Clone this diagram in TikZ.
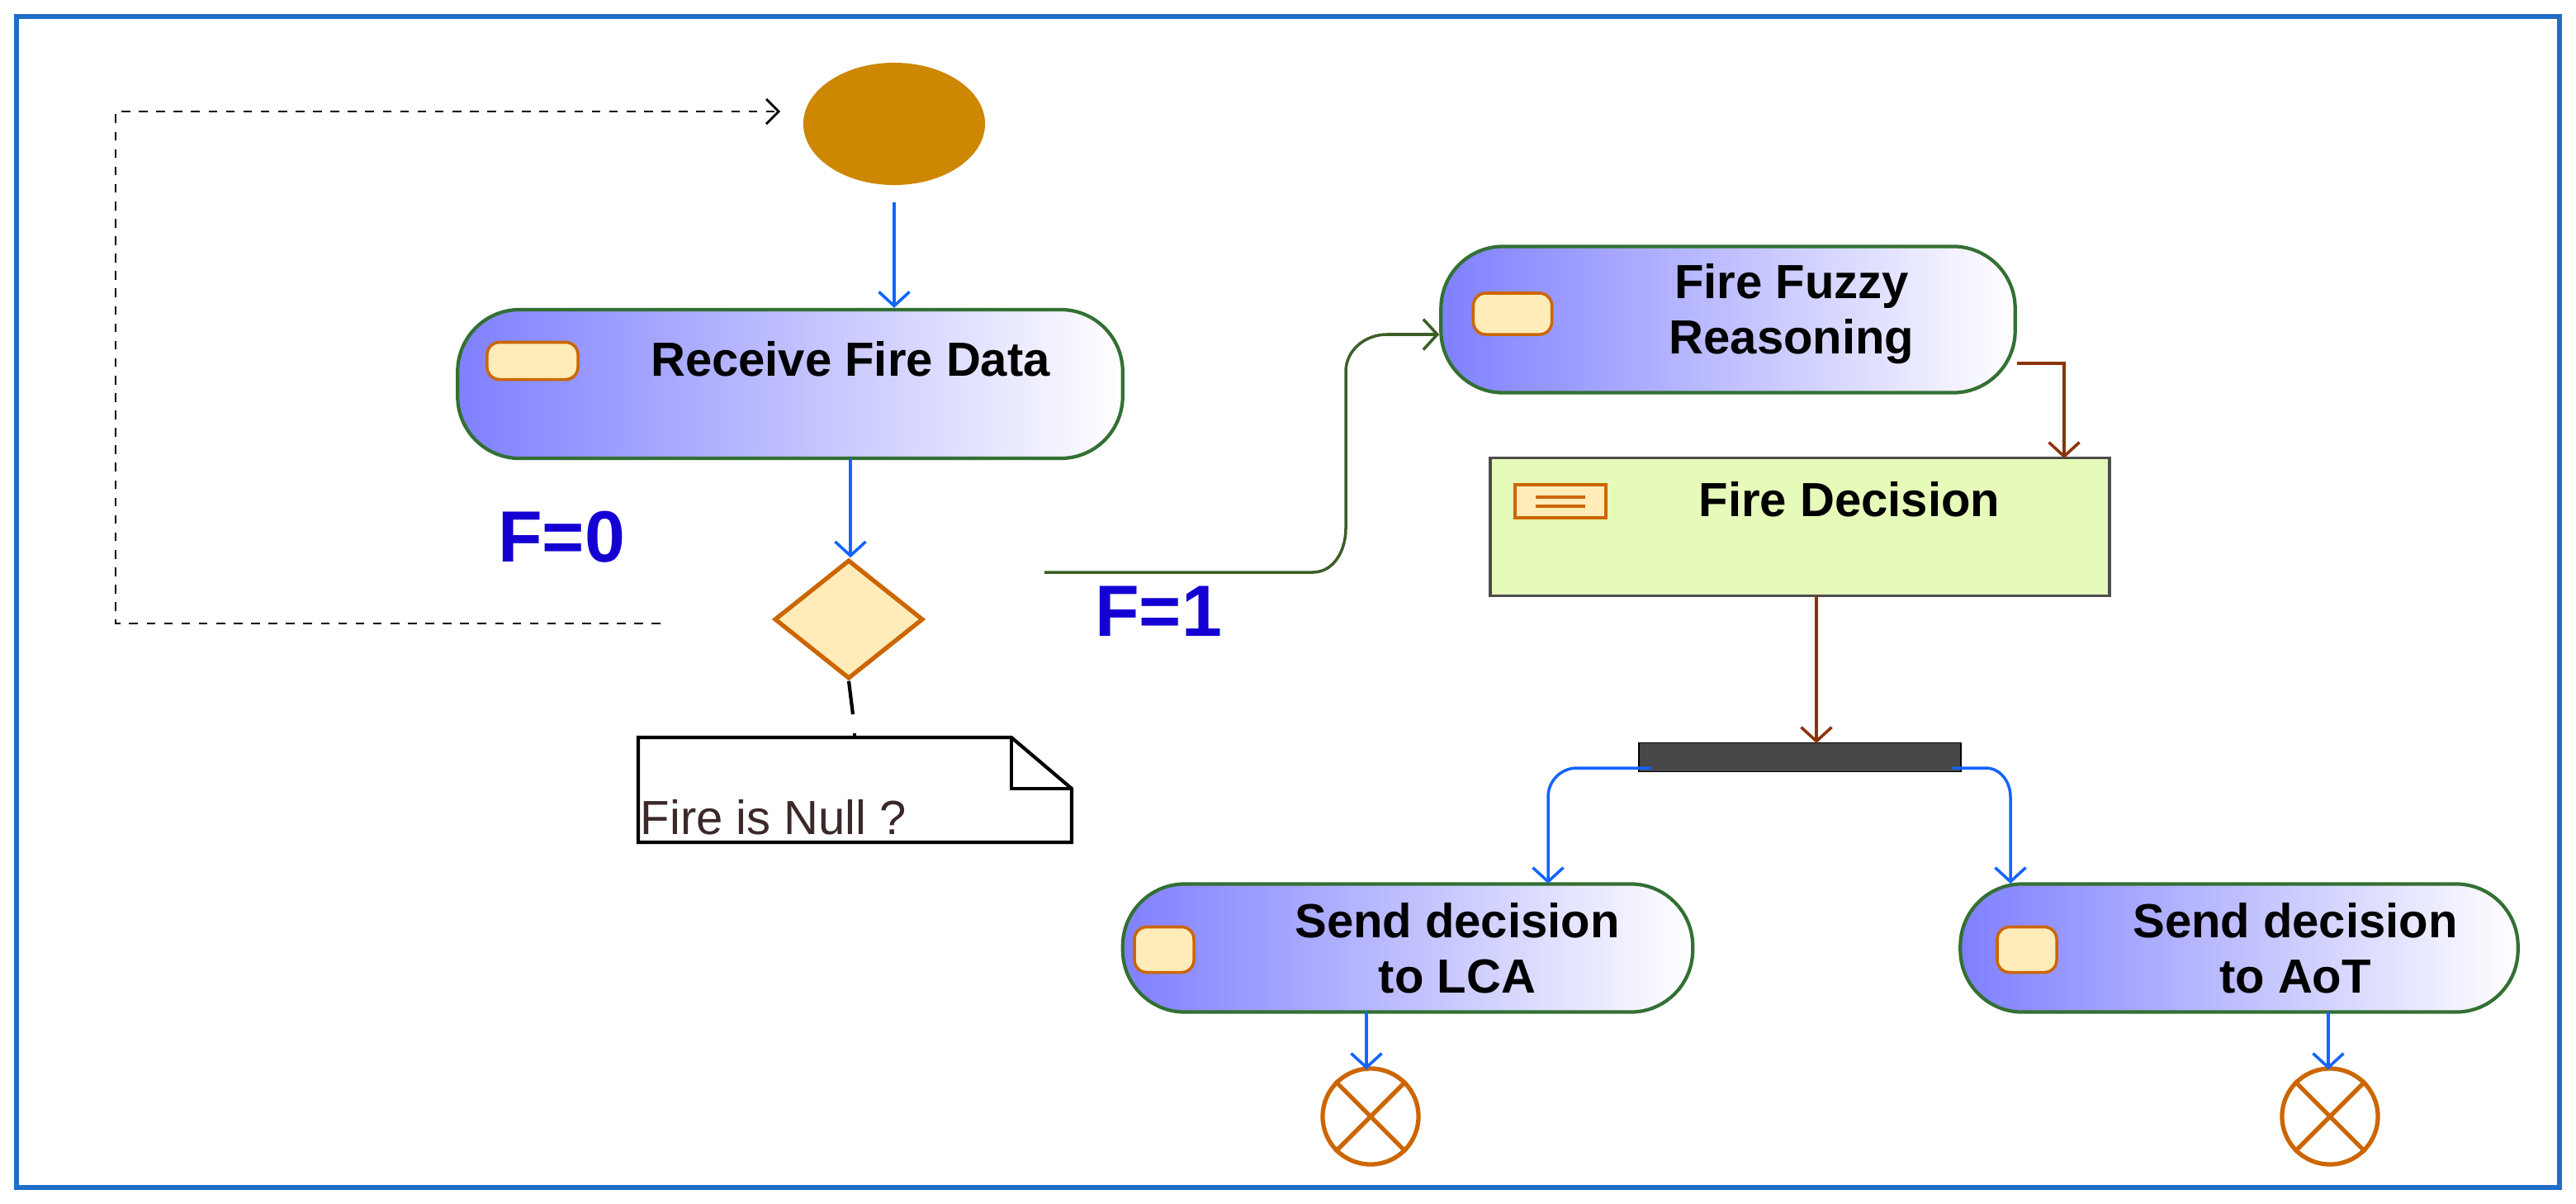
\documentclass[tikz,border=0pt]{standalone}
\usepackage{fontspec}
\setmainfont{Liberation Sans}
\usetikzlibrary{arrows.meta,shapes.geometric}
\begin{document}
\begin{tikzpicture}[x=0.01cm,y=-0.01cm,
  act/.style={draw=green!30!black!80, line width=1.2pt, rounded corners=0.75cm, left color=blue!50!white, right color=white, inner sep=0pt},
  txt/.style={font=\bfseries\fontsize{16.5}{19}\selectfont, align=center},
  ico/.style={draw=orange!80!black, line width=1pt, fill={rgb,255:red,255;green,236;blue,185}, rounded corners=0.15cm},
  ar/.style={-{Straight Barb[length=0.17cm,width=0.37cm]}, line width=1pt},
  bl/.style={color={rgb,255:red,20;green,100;blue,255}},
  br/.style={color={rgb,255:red,140;green,50;blue,10}},
  lab/.style={font=\bfseries\fontsize{25}{28}\selectfont, text={rgb,255:red,20;green,0;blue,210}},
  fin/.style={draw=orange!80!black, line width=1.5pt, fill=white}]
\useasboundingbox (0,0) rectangle (3120,1457);
\draw[color={rgb,255:red,30;green,110;blue,200}, line width=1.5pt] (20,20) rectangle (3100,1438);
% start
\node[ellipse, fill={rgb,255:red,205;green,135;blue,0}, minimum width=2.2cm, minimum height=1.48cm, inner sep=0] (start) at (1083,150) {};
% receive
\node[act, minimum width=8.05cm, minimum height=1.8cm] (rec) at (957,465) {};
\node[ico, minimum width=1.1cm, minimum height=0.45cm] (i1) at (645,437) {};
\node[txt] (t1) at (1030,435) {Receive Fire Data};
\draw[ar,bl] (start.south |- 0,245) coordinate (s1) -- (rec.north -| s1);
% diamond
\node[diamond, draw=orange!80!black, line width=1.5pt, fill={rgb,255:red,255;green,236;blue,185}, minimum width=1.8cm, minimum height=1.44cm, inner sep=0, aspect=1.25] (dec) at (1028,750) {};
\draw[ar,bl] (1030,555) coordinate (r1) -- (dec.north -| r1);
\node[lab] (f0) at (680,650) {F=0};
\node[lab] (f1) at (1403,740) {F=1};
% dashed loop
\coordinate (d1) at (800,755);
\coordinate (d2) at (945,135);
\draw[dashed, line width=0.8pt, -{Straight Barb[length=0.15cm,width=0.3cm]}] (d1) -- (140,755) -- (140,135) -- (d2);
% note
\draw[line width=1.2pt] (dec.south) -- (1033,865);
\draw[line width=1.2pt] (1035,888) -- (1035,893);
\draw[line width=1.2pt, fill=white] (773,893) -- (1225,893) -- (1298,955) -- (1298,1020) -- (773,1020) -- cycle;
\draw[line width=1.2pt] (1225,893) -- (1225,955) -- (1298,955);
\node[anchor=south west, font=\fontsize{16.5}{19}\selectfont, text={rgb,255:red,60;green,40;blue,40}, inner sep=0] (note) at (775,1012) {Fire is Null ?};
% fuzzy
\node[act, minimum width=6.95cm, minimum height=1.77cm] (fuz) at (2093,387) {};
\node[ico, minimum width=0.95cm, minimum height=0.5cm] (i2) at (1832,380) {};
\node[txt] (t2) at (2170,380) {Fire Fuzzy\\Reasoning};
\coordinate (g0) at (1265,693);
\draw[ar, color={rgb,255:red,60;green,95;blue,40}] (g0) -- (1590,693) to[out=0,in=-90] (1630,640) -- (1630,450) to[out=90,in=180] (1680,405) -- (fuz.west |- 0,405);
% decision
\node[draw=black!70, line width=1pt, fill={rgb,255:red,230;green,250;blue,185}, minimum width=7.5cm, minimum height=1.67cm, inner sep=0] (fd) at (2180,638) {};
\node[draw=orange!80!black, line width=1pt, fill={rgb,255:red,255;green,236;blue,185}, minimum width=1.1cm, minimum height=0.4cm, inner sep=0] (i3) at (1890,607) {};
\draw[orange!80!black, line width=1pt] (1860,602) -- (1920,602) (1860,613) -- (1920,613);
\node[txt] (t3) at (2240,605) {Fire Decision};
\draw[ar,br] (fuz.east |- 0,440) -- (2500,440) -- (2500,555);
% bar
\node[draw=black, fill=black!72, minimum width=3.9cm, minimum height=0.35cm, inner sep=0] (bar) at (2180,917) {};
\draw[ar,br] (2200,722) -- (2200,900);
% sends
\node[act, minimum width=6.9cm, minimum height=1.55cm] (lca) at (1705,1148) {};
\node[ico, minimum width=0.72cm, minimum height=0.55cm] (i4) at (1410,1150) {};
\node[txt] (t4) at (1765,1148) {Send decision\\to LCA};
\node[act, minimum width=6.75cm, minimum height=1.55cm] (aot) at (2712,1148) {};
\node[ico, minimum width=0.72cm, minimum height=0.55cm] (i5) at (2455,1150) {};
\node[txt] (t5) at (2780,1148) {Send decision\\to AoT};
\draw[ar,bl] (2000,930) -- (1910,930) to[out=180,in=90] (1875,965) -- (1875,1070);
\draw[ar,bl] (2365,930) -- (2405,930) to[out=0,in=90] (2435,965) -- (2435,1070);
% finals
\node[circle, fin, minimum size=1.16cm, inner sep=0] (e1) at (1660,1352) {};
\draw[orange!80!black, line width=1.5pt] (e1.45) -- (e1.225) (e1.135) -- (e1.315);
\node[circle, fin, minimum size=1.16cm, inner sep=0] (e2) at (2822,1352) {};
\draw[orange!80!black, line width=1.5pt] (e2.45) -- (e2.225) (e2.135) -- (e2.315);
\draw[ar,bl] (1655,1225) -- (1655,1295);
\draw[ar,bl] (2820,1225) -- (2820,1295);
\end{tikzpicture}
\end{document}
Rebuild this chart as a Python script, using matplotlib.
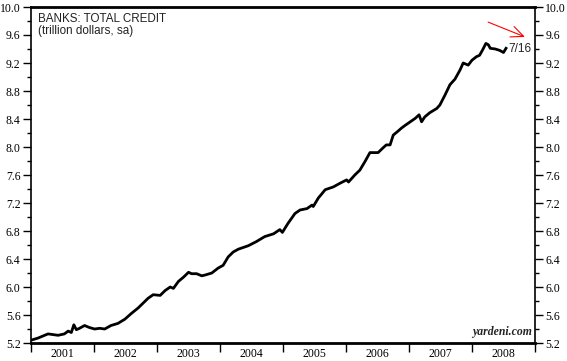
import matplotlib
matplotlib.use("Agg")
import matplotlib.pyplot as plt
from matplotlib.ticker import MultipleLocator, FixedLocator, NullFormatter, FormatStrFormatter

# weekly-ish readings, decimal year -> trillion dollars
years = [
    2001.00, 2001.11, 2001.27, 2001.43, 2001.53, 2001.59, 2001.64, 2001.68, 2001.72, 2001.77,
    2001.85, 2001.93, 2002.01, 2002.09, 2002.17, 2002.27, 2002.38, 2002.49, 2002.59, 2002.70,
    2002.86, 2002.94, 2003.05, 2003.13, 2003.21, 2003.26, 2003.34, 2003.42, 2003.50, 2003.55,
    2003.63, 2003.71, 2003.76, 2003.87, 2003.97, 2004.05, 2004.13, 2004.21, 2004.29, 2004.45,
    2004.58, 2004.71, 2004.85, 2004.95, 2004.99, 2005.08, 2005.19, 2005.27, 2005.38, 2005.46,
    2005.48, 2005.56, 2005.67, 2005.80, 2005.90, 2006.01, 2006.04, 2006.14, 2006.22, 2006.30,
    2006.38, 2006.46, 2006.51, 2006.59, 2006.64, 2006.70, 2006.75, 2006.83, 2006.88, 2006.94,
    2007.02, 2007.10, 2007.16, 2007.20, 2007.25, 2007.33, 2007.44, 2007.49, 2007.57, 2007.65,
    2007.73, 2007.81, 2007.86, 2007.94, 2008.00, 2008.07, 2008.12, 2008.17, 2008.22, 2008.26,
    2008.29, 2008.37, 2008.44, 2008.50, 2008.54,
]
credit = [
    5.24, 5.27, 5.33, 5.31, 5.33, 5.37, 5.35, 5.46, 5.39, 5.41,
    5.45, 5.42, 5.40, 5.41, 5.40, 5.45, 5.48, 5.54, 5.62, 5.70,
    5.84, 5.89, 5.88, 5.95, 6.00, 5.98, 6.08, 6.14, 6.21, 6.19,
    6.19, 6.16, 6.17, 6.20, 6.27, 6.31, 6.43, 6.50, 6.54, 6.59,
    6.65, 6.72, 6.76, 6.82, 6.78, 6.91, 7.05, 7.10, 7.12, 7.17,
    7.15, 7.27, 7.39, 7.43, 7.48, 7.53, 7.50, 7.60, 7.67, 7.79,
    7.92, 7.92, 7.92, 7.99, 8.03, 8.03, 8.17, 8.23, 8.27, 8.31,
    8.36, 8.41, 8.46, 8.36, 8.43, 8.49, 8.55, 8.60, 8.74, 8.89,
    8.97, 9.10, 9.20, 9.17, 9.24, 9.29, 9.31, 9.39, 9.48, 9.46,
    9.41, 9.40, 9.38, 9.35, 9.41,
]
year_labels = ["2001", "2002", "2003", "2004", "2005", "2006", "2007", "2008"]
last_label = "7/16"

serif = ["Liberation Serif", "DejaVu Serif"]
sans = ["Liberation Sans", "DejaVu Sans"]

fig = plt.figure(figsize=(5.67, 3.61), dpi=100)
ax = fig.add_axes([31 / 567, 18 / 361, 504 / 567, 336 / 361])

ax.plot(years, credit, color="black", linewidth=2.0, solid_joinstyle="round")

ax.set_xlim(2001, 2009)
ax.set_ylim(5.2, 10.0)

# y axis on both sides
ax.yaxis.set_major_locator(MultipleLocator(0.4))
ax.yaxis.set_minor_locator(MultipleLocator(0.2))
ax.yaxis.set_major_formatter(FormatStrFormatter("%.1f"))
ax.tick_params(axis="y", which="both", direction="out", left=True, right=True,
               labelleft=True, labelright=True, width=1.0)
ax.tick_params(axis="y", which="major", length=6, pad=1.5, labelsize=8.5)
ax.tick_params(axis="y", which="minor", length=3)

# x axis: ticks on year boundaries, labels mid-year
ax.xaxis.set_major_locator(MultipleLocator(1))
ax.xaxis.set_major_formatter(NullFormatter())
ax.xaxis.set_minor_locator(FixedLocator([int(y) + 0.5 for y in year_labels]))
ax.set_xticklabels(year_labels, minor=True)
ax.tick_params(axis="x", which="major", direction="out", length=6.5, width=1.0, top=False)
ax.tick_params(axis="x", which="minor", length=0, pad=3.5, labelsize=8.5, top=False)

for lab in ax.get_xticklabels(minor=True) + ax.get_yticklabels():
    lab.set_family(serif)
for lab in ax.yaxis.get_ticklabels(which="major"):
    lab.set_family(serif)

ax.spines["top"].set_linewidth(2.0)
ax.spines["bottom"].set_linewidth(2.0)
ax.spines["left"].set_linewidth(1.2)
ax.spines["right"].set_linewidth(1.2)

ax.text(0.014, 0.982, "BANKS: TOTAL CREDIT\n(trillion dollars, sa)", transform=ax.transAxes,
        ha="left", va="top", fontsize=8.4, family=sans, color="#222222", linespacing=1.0)

ax.text(years[-1] + 0.04, credit[-1] - 0.01, last_label, ha="left", va="center",
        fontsize=8.5, family=sans, color="#222222")

ax.annotate("", xy=(0.980, 0.911), xytext=(0.907, 0.955), xycoords="axes fraction",
            arrowprops=dict(arrowstyle="->,head_length=0.9,head_width=0.4",
                            color="red", linewidth=0.8, shrinkA=0, shrinkB=0))

ax.text(0.995, 0.016, "yardeni.com", transform=ax.transAxes, ha="right", va="bottom",
        fontsize=8.5, family=serif, style="italic", weight="bold", color="#222222")

fig.savefig("out.png", dpi=100)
• • • • • • •
__WHAT YOU ARE ASKED TO DO__
Leave out the pictures, and copy only the lines from the one holding "Rebuild this chart" through the one holding "from matplotlib.ticker import", exactly as written.

__FINAL ANSWER__
Rebuild this chart as a Python script, using matplotlib.
import matplotlib
matplotlib.use("Agg")
import matplotlib.pyplot as plt
from matplotlib.ticker import MultipleLocator, FixedLocator, NullFormatter, FormatStrFormatter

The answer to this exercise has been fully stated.